52. İncelenen başvuruda yargılama sürecinde silahların eşitliği ilkesinin ihlal edildiği sonucuna varılmıştır. Dolayısıyla somut başvuruda ihlalin mahkeme kararından kaynaklandığı anlaşılmaktadır.
53. Bu durumda silahların eşitliği ilkesinin ihlalinin sonuçlarının ortadan kaldırılması için yeniden yargılama yapılmasında hukuki yarar bulunmaktadır. Yapılacak yeniden yargılama ise bireysel başvuruya özgü düzenleme içeren 6216 sayılı Kanun'un 50. maddesinin (2) numaralı fıkrasına göre ihlalin ve sonuçlarının ortadan kaldırılmasına yöneliktir. Bu kapsamda yapılması gereken iş, yeniden yargılama kararı verilerek Anayasa Mahkemesini ihlal sonucuna ulaştıran nedenleri gideren, ihlal kararında belirtilen ilkelere uygun yeni bir karar verilmesinden ibarettir. Bu sebeple kararın bir örneğinin yeniden yargılama yapılmak üzere ilgili mahkemeye gönderilmesine karar verilmesi gerekir.

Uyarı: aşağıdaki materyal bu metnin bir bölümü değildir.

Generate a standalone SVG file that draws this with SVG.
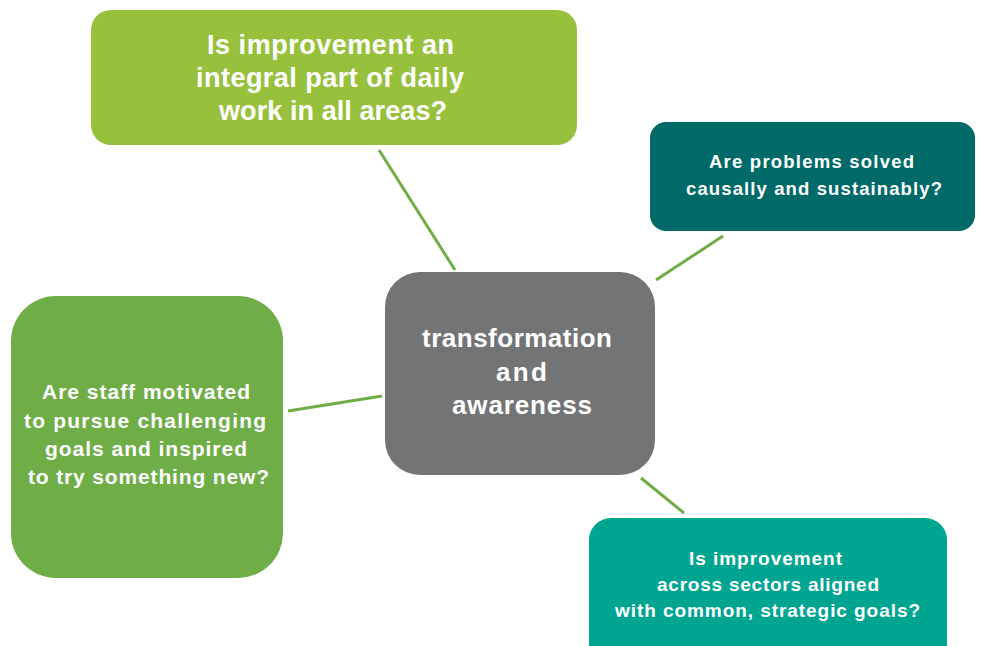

54. Silahların eşitliği ilkesinin ihlalinin sonuçlarının ortadan kaldırılması için yeniden yargılama yapılmasında hukuki yarar bulunduğu sonucuna varıldığından tazminat talebinin reddine karar verilmesi gerekir.
55. Dosyadaki belgelerden tespit edilen 294,70 TL harç ve 3.600 TL vekâlet ücretinden oluşan toplam 3.894,70 TL yargılama giderinin başvurucuya ödenmesine karar verilmesi gerekir.
VI. HÜKÜM
Açıklanan gerekçelerle;
A. Silahların eşitliği ilkesinin ihlal edildiğine ilişkin iddianın KABUL EDİLEBİLİR OLDUĞUNA,
B. Anayasa'nın 36. maddesinde güvence altına alınan adil yargılanma hakkı kapsamındaki silahların eşitliği ilkesinin İHLAL EDİLDİĞİNE,
C. Kararın bir örneğinin adil yargılanma hakkı kapsamındaki silahların eşitliği ilkesinin ihlalinin sonuçlarının ortadan kaldırılması için yeniden yargılama yapılmak üzere Erzurum 2. İdare Mahkemesine (E.2016/2972, K.2017/3295) GÖNDERİLMESİNE,
D. Başvurucunun tazminat talebinin REDDİNE,
E. 294,70 TL harç ve 3.600 TL vekâlet ücretinden oluşan toplam 3.894,70 TL yargılama giderinin başvurucuya ÖDENMESİNE,
F. Ödemenin, kararın tebliğini takiben başvurucunun Hazine ve Maliye Bakanlığına başvuru tarihinden itibaren dört ay içinde yapılmasına, ödemede gecikme olması hâlinde bu sürenin sona erdiği tarihten ödeme tarihine kadar geçen süre için yasal FAİZ UYGULANMASINA,
G. Kararın bir örneğinin Adalet Bakanlığına GÖNDERİLMESİNE 13/4/2021 tarihinde OYBİRLİĞİYLE karar verildi.